To get the general answer, note that $(f \circ g)(x) = f(g(x)) = x$ implies $g(f(g(x))) = g(x)$. Therefore, $(g \circ f)(y) = y$ for all $y$ that can be written as $y = g(x)$ for some $x$, i.e. for all $y \in im(g)$. But if there are $y \in dom(f)$ that are not in $im(g)$, then $g \circ f(y)$ need not equal $y$.
So the answer is yes if $im(g) = dom(f)$, but it may be no if that is not the case.
In the case discussed by @5xum, $g(x) = e^x$ and $im(g) = (0, \infty)$. Now if $f(x) = \ln x$, then $dom(f) = (0,\infty)$. Both $(f\circ g)(x) = x$ and $(g \circ f)(y) = y$ are correct for all $x \in dom(g), y \in dom(f)$. But if $f(x) = \ln |x|, f(0) = 0$, then $dom(f) = \mathbb{R}$ which is larger than $im(g)$. Therefore there are $y \in dom(f)$ such that $(g \circ f)(y) \ne y$ although $(f \circ g)(x) = x$ for all $x \in dom(g)$.

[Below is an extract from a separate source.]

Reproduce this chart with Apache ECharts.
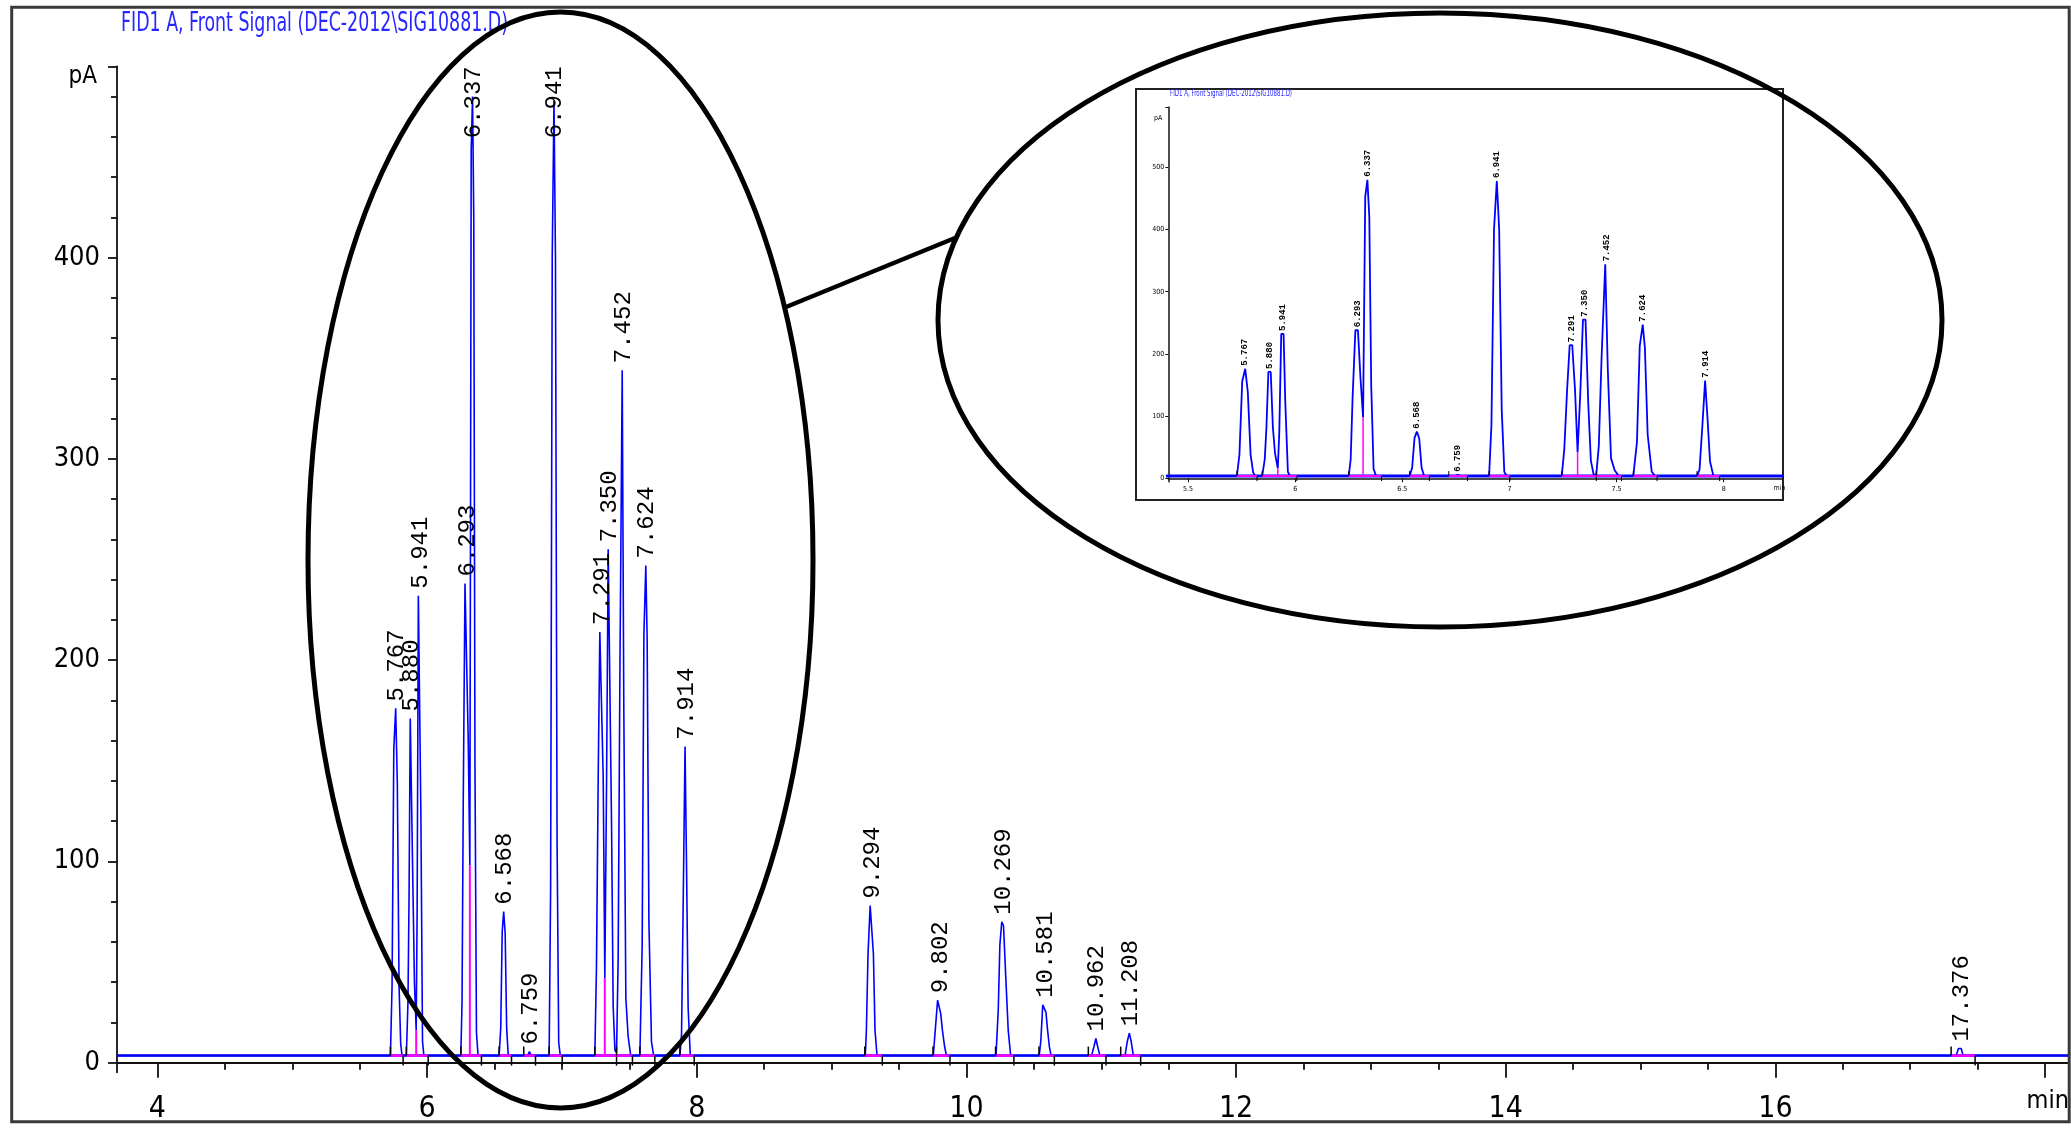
<!DOCTYPE html>
<html><head><meta charset="utf-8">
<script src="https://cdn.jsdelivr.net/npm/echarts@6/dist/echarts.min.js"></script>
<style>html,body{margin:0;padding:0;background:#fff}#c{width:2071px;height:1129px}</style>
</head><body><div id="c"></div>
<script>
// ---------- data ----------
const titleText = 'FID1 A, Front Signal (DEC-2012\\SIG10881.D)';
const peakRT = ['5.767','5.880','5.941','6.293','6.337','6.568','6.759','6.941','7.291','7.350','7.452','7.624','7.914','9.294','9.802','10.269','10.581','10.962','11.208','17.376'];
const peakHeight = [176,171,232,238,480,75,5.5,478,214,255,344,247,157,78,31,70,28.7,12,14.6,7];
const baselineLevel = 3.5;
const tracePoints = [
 [3.70,3.5],
 [5.728,3.5],[5.740,38],[5.753,156],[5.767,176],[5.779,139],[5.792,38],[5.804,9.5],[5.814,3.5],
 [5.846,3.5],[5.858,30],[5.866,82],[5.875,171],[5.886,171],[5.896,82],[5.906,40],[5.919,16],[5.926,75],[5.935,232],[5.946,232],[5.954,122],[5.966,10.5],[5.976,3.5],
 [6.250,3.5],[6.259,30],[6.268,129],[6.281,238],[6.293,238],[6.305,160],[6.317,98],[6.327,453],[6.337,480],[6.346,420],[6.355,148],[6.366,15],[6.378,3.5],
 [6.534,3.5],[6.546,17],[6.557,65],[6.568,75],[6.579,64],[6.590,17],[6.602,3.5],
 [6.745,3.5],[6.759,5.5],[6.773,3.5],
 [6.905,3.5],[6.916,86],[6.928,400],[6.941,478],[6.952,400],[6.964,110],[6.976,10],[6.988,3.5],
 [7.244,3.5],[7.256,47],[7.269,142],[7.281,214],[7.293,214],[7.306,142],[7.318,42],[7.331,140],[7.343,255],[7.355,255],[7.368,118],[7.380,28],[7.393,6],
 [7.405,5],[7.417,52],[7.430,195],[7.447,344],[7.459,175],[7.474,32],[7.491,13],[7.510,3.5],
 [7.578,3.5],[7.595,58],[7.608,213],[7.622,247],[7.632,210],[7.645,70],[7.664,10.5],[7.680,3.5],
 [7.875,3.5],[7.887,14],[7.900,83],[7.913,157],[7.924,98],[7.936,27],[7.952,3.5],
 [9.250,3.5],[9.258,16],[9.270,54],[9.286,78],[9.300,78],[9.310,54],[9.322,16],[9.337,3.5],
 [9.754,3.5],[9.771,18],[9.786,31],[9.800,31],[9.809,24.5],[9.822,16],[9.838,8],[9.852,3.5],
 [10.219,3.5],[10.236,26],[10.248,58.5],[10.262,70],[10.275,68],[10.292,42],[10.310,16],[10.328,3.5],
 [10.540,3.5],[10.552,11],[10.566,28.7],[10.580,28.7],[10.590,25],[10.602,16],[10.615,8],[10.628,3.5],
 [10.928,3.5],[10.946,8],[10.960,12],[10.973,8],[10.990,3.5],
 [11.176,3.5],[11.193,10.5],[11.208,14.6],[11.222,10.5],[11.238,3.5],
 [17.340,3.5],[17.358,7],[17.378,7],[17.392,3.5],
 [18.17,3.5]
];
const intStart = [5.728,5.846,6.250,6.534,6.717,6.905,7.244,7.405,7.578,7.875,9.246,9.752,10.216,10.538,10.904,11.144,17.303];
const intEnd   = [5.822,6.008,6.403,6.626,6.804,7.002,7.405,7.523,7.689,7.981,9.376,9.878,10.352,10.652,11.035,11.292,17.481];
const dropT = [5.919,6.317,7.318];
const dropV = [16,98,42];
const xLabelVals = [4,6,8,10,12,14,16];
const xMajorTicks = [4,6,8,10,12,14,16,18];
const xMinorTicks = [4.5,5,5.5,6.5,7,7.5,8.5,9,9.5,10.5,11,11.5,12.5,13,13.5,14.5,15,15.5,16.5,17,17.5];
const yLabelVals = [0,100,200,300,400];
const yMinorTicks = [20,40,60,80,120,140,160,180,220,240,260,280,320,340,360,380,420,440,460,480];
const insetXLabels = [5.5,6,6.5,7,7.5,8];
const insetYLabels = [0,100,200,300,400,500];

// ---------- layout ----------
const X_MIN = 3.7, X_MAX = 18.17, Y_MIN = -4.8, Y_MAX = 495;
const IX_MIN = 5.408, IX_MAX = 8.27, IY_MIN = -5.5, IY_MAX = 597;

function hasFont(name){
  const c = document.createElement('canvas').getContext('2d');
  const s = 'FID1 A, Front Signal 0123456789 min pA';
  c.font = '40px monospace'; const w1 = c.measureText(s).width;
  c.font = '40px "' + name + '", monospace'; const w2 = c.measureText(s).width;
  return Math.abs(w1 - w2) > 0.5;
}
const NARROW = hasFont('Liberation Sans Narrow') ? 'Liberation Sans Narrow'
  : (hasFont('DejaVu Sans Condensed') ? 'DejaVu Sans Condensed' : 'Liberation Sans');
const MONO = 'Liberation Mono';
function textWidth(size, family, txt){
  const c = document.createElement('canvas').getContext('2d');
  c.font = size + 'px "' + family + '"';
  return c.measureText(txt).width;
}
const TITLE_SIZE = 26, INSET_TITLE_SIZE = 8;
const titleScale = 387 / textWidth(TITLE_SIZE, NARROW, titleText);
const insetTitleScale = 122 / textWidth(INSET_TITLE_SIZE, NARROW, titleText);

const BLUE = '#0000ff', MAG = '#ff00ff';

function integRender(up, down, tw, mw){
  return function(params, api){
    const s = api.coord([api.value(0), api.value(2)]);
    const e = api.coord([api.value(1), api.value(2)]);
    return {type:'group', children:[
      {type:'line', shape:{x1:s[0],y1:s[1],x2:e[0],y2:e[1]}, style:{stroke:MAG,lineWidth:mw}},
      {type:'line', shape:{x1:s[0],y1:s[1],x2:s[0],y2:s[1]-up}, style:{stroke:'#000',lineWidth:tw}},
      {type:'line', shape:{x1:e[0],y1:e[1],x2:e[0],y2:e[1]+down}, style:{stroke:'#000',lineWidth:tw}}
    ]};
  };
}
function dropRender(mw){
  return function(params, api){
    const a = api.coord([api.value(0), baselineLevel]);
    const b = api.coord([api.value(0), api.value(1)]);
    return {type:'line', shape:{x1:a[0],y1:a[1],x2:b[0],y2:b[1]}, style:{stroke:MAG,lineWidth:mw}};
  };
}
function labelRender(fontSize, charW, gap, dx, bold){
  return function(params, api){
    const p = api.coord([api.value(0), api.value(1)]);
    const cs = params.coordSys;
    if (p[0] < cs.x || p[0] > cs.x + cs.width) return null;
    const txt = peakRT[params.dataIndex];
    const len = txt.length * charW;
    let y = p[1] - gap;
    if (y - len < cs.y) y = cs.y + len;
    return {type:'text', x:p[0]+dx, y:y, rotation:Math.PI/2,
      style:{text:txt, fontSize:fontSize, fontFamily:MONO, fontWeight: bold?'bold':'normal', fill:'#000', align:'left', verticalAlign:'middle'}};
  };
}

const integData = intStart.map((s,i)=>[s, intEnd[i], baselineLevel]);
const dropData = dropT.map((t,i)=>[t, dropV[i]]);
const labelData = peakRT.map((r,i)=>[parseFloat(r), peakHeight[i]]);
const baseData = [[X_MIN, baselineLevel],[X_MAX, baselineLevel]];

const axLine = {lineStyle:{color:'#111', width:1.8}};
const option = {
  animation:false,
  backgroundColor:'#fff',
  grid:[
    {left:117, right:3, top:66.3, bottom:56.7, containLabel:false, outerBoundsMode:'none'},
    {left:1168.3, right:289.4, top:107, bottom:647.3, containLabel:false, outerBoundsMode:'none'}
  ],
  xAxis:[
    {type:'value', gridIndex:0, min:X_MIN, max:X_MAX, position:'bottom',
     axisLine:axLine, splitLine:{show:false},
     axisTick:{customValues:xMajorTicks, length:15, lineStyle:{color:'#111', width:1.8}},
     axisLabel:{customValues:xLabelVals, margin:22, fontSize:30, fontFamily:NARROW, color:'#000'},
     name:'min', nameLocation:'end', nameGap:1,
     nameTextStyle:{fontSize:25, fontFamily:NARROW, color:'#000', align:'right', verticalAlign:'top', padding:[26,0,0,0]}},
    {type:'value', gridIndex:0, min:X_MIN, max:X_MAX, position:'bottom',
     axisLine:{show:false}, splitLine:{show:false}, axisLabel:{show:false},
     axisTick:{customValues:xMinorTicks, length:7, lineStyle:{color:'#111', width:1.8}}},
    {type:'value', gridIndex:1, min:IX_MIN, max:IX_MAX, position:'bottom',
     axisLine:{lineStyle:{color:'#111', width:1.5}}, splitLine:{show:false},
     axisTick:{customValues:insetXLabels, length:4, lineStyle:{color:'#111', width:1}},
     axisLabel:{customValues:insetXLabels, margin:4, fontSize:7, fontFamily:NARROW, color:'#000'},
     name:'min', nameLocation:'end', nameGap:-8,
     nameTextStyle:{fontSize:7, fontFamily:NARROW, color:'#000', align:'left', verticalAlign:'top', padding:[6,0,0,0]}}
  ],
  yAxis:[
    {type:'value', gridIndex:0, min:Y_MIN, max:Y_MAX, position:'left',
     axisLine:axLine, splitLine:{show:false},
     axisTick:{customValues:yLabelVals.concat([Y_MAX]), length:9, lineStyle:{color:'#111', width:1.8}},
     axisLabel:{customValues:yLabelVals, margin:17, fontSize:27, fontFamily:NARROW, color:'#000'},
     name:'pA', nameLocation:'end', nameGap:2,
     nameTextStyle:{fontSize:24, fontFamily:NARROW, color:'#000', align:'right', verticalAlign:'top', padding:[0,20,0,0]}},
    {type:'value', gridIndex:0, min:Y_MIN, max:Y_MAX, position:'left', offset:0,
     axisLine:{show:false}, splitLine:{show:false}, axisLabel:{show:false},
     axisTick:{customValues:yMinorTicks, length:6, lineStyle:{color:'#111', width:1.8}}},
    {type:'value', gridIndex:1, min:IY_MIN, max:IY_MAX, position:'left',
     axisLine:{lineStyle:{color:'#111', width:1.5}}, splitLine:{show:false},
     axisTick:{customValues:insetYLabels.concat([IY_MAX]), length:3, lineStyle:{color:'#111', width:1}},
     axisLabel:{customValues:insetYLabels, margin:4, fontSize:7, fontFamily:NARROW, color:'#000'},
     name:'pA', nameLocation:'end', nameGap:-8,
     nameTextStyle:{fontSize:7, fontFamily:NARROW, color:'#000', align:'right', verticalAlign:'top', padding:[0,6,0,0]}}
  ],
  series:[
    {type:'line', xAxisIndex:0, yAxisIndex:0, data:baseData, showSymbol:false, lineStyle:{color:BLUE,width:2.5}, z:2},
    {type:'line', xAxisIndex:0, yAxisIndex:0, data:tracePoints, showSymbol:false, lineStyle:{color:BLUE,width:1.6}, z:3},
    {type:'custom', xAxisIndex:0, yAxisIndex:0, data:integData, renderItem:integRender(9,10,1.5,2.5), encode:{x:[0,1], y:2}, z:4},
    {type:'custom', xAxisIndex:0, yAxisIndex:0, data:dropData, renderItem:dropRender(2), encode:{x:0, y:1}, z:4},
    {type:'custom', xAxisIndex:0, yAxisIndex:0, data:labelData, renderItem:labelRender(24,14.4,7,1,false), encode:{x:0, y:1}, z:5},

    {type:'line', xAxisIndex:2, yAxisIndex:2, data:baseData, showSymbol:false, lineStyle:{color:BLUE,width:3}, z:2, clip:true},
    {type:'line', xAxisIndex:2, yAxisIndex:2, data:tracePoints, showSymbol:false, lineStyle:{color:BLUE,width:1.8}, z:3, clip:true},
    {type:'custom', xAxisIndex:2, yAxisIndex:2, data:integData, renderItem:integRender(5,5,1,2), encode:{x:[0,1], y:2}, z:4, clip:true},
    {type:'custom', xAxisIndex:2, yAxisIndex:2, data:dropData, renderItem:dropRender(1.5), encode:{x:0, y:1}, z:4, clip:true},
    {type:'custom', xAxisIndex:2, yAxisIndex:2, data:labelData, renderItem:labelRender(9,5.4,3,0,true), encode:{x:0, y:1}, z:5, clip:true}
  ],
  graphic:[
    {type:'rect', shape:{x:1136, y:89, width:647, height:411}, style:{fill:'#fff', stroke:'#222', lineWidth:2}, z:0, silent:true},
    {type:'text', x:121, y:11, scaleX:titleScale, z:50, silent:true,
     style:{text:titleText, fontSize:TITLE_SIZE, fontFamily:NARROW, fill:'#2626ff', align:'left', verticalAlign:'top'}},
    {type:'text', x:1170, y:90, scaleX:insetTitleScale, z:50, silent:true,
     style:{text:titleText, fontSize:INSET_TITLE_SIZE, fontFamily:NARROW, fill:'#2626ff', align:'left', verticalAlign:'top'}},
    {type:'rect', shape:{x:11.7, y:7.3, width:2057.5, height:1114.4}, style:{fill:null, stroke:'#3a3a3a', lineWidth:3}, z:100, silent:true},
    {type:'ellipse', shape:{cx:560.5, cy:560, rx:252.5, ry:548}, style:{fill:null, stroke:'#000', lineWidth:5}, z:100, silent:true},
    {type:'ellipse', shape:{cx:1440, cy:320, rx:502, ry:307}, style:{fill:null, stroke:'#000', lineWidth:5}, z:100, silent:true},
    {type:'line', shape:{x1:786, y1:307, x2:955, y2:238}, style:{stroke:'#000', lineWidth:4.5}, z:100, silent:true}
  ]
};
const chart = echarts.init(document.getElementById('c'), null, {renderer:'canvas', width:2071, height:1129});
chart.setOption(option);
</script></body></html>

Let $f(x)=\begin{cases}\tan(x),&\text{if }x \in (-\pi/2,\pi/2)\\0,&\text{otherwise}\end{cases}$
and $g(x)=\tan^{-1}(x)$ with image $(-\pi/2,\pi/2)$.
Then $f(g(x))=x$ but $g(f(2\pi))=0\ne 2\pi$.
The hypothesis is indeed true if both $f$ and $g$ are continuous. $g(\mathbb{R})$ is an interval, and $f|_{g(\mathbb{R})}$ has inverse* $g$ and hence is injective, so must be strictly monotone. If $g(\mathbb{R})$ has a finite endpoint, e.g. $(-\infty,t)$, then $\lim_{x\to t^-} f(x)=\pm\infty$, otherwise $f$ cannot have image $\mathbb{R}$. This contradicts the assumption that $f$ is continuous. Hence $g$ is surjective, and so $f$ and $g$ must be inverses of each other.
*To show that $\forall x\in g(\mathbb{R}), g(f(x))=x$:
Let $y\in \mathbb{R}$ s.t. $g(y)=x$.
$g(f(x))=g(f(g(y)))=g(y)=x$.
I think you can come up with a counterexample if we have only $f$ continuous.
Define: $$f(x)=\begin{cases} x&\text{ if }x\le0,\\ 0&\text{ if }0\le x\le1,\\ x-1&\text{ if }x\ge1; \end{cases}$$ $$g(x)=\begin{cases} x&\text{ if }\,x\lt0,\\ x+1&\text{ if }\,x\ge0.\\ \end{cases}$$ Then $f$ is continuous, $f(g(x))=x$ for all $x$, and $g(f(0))=1$.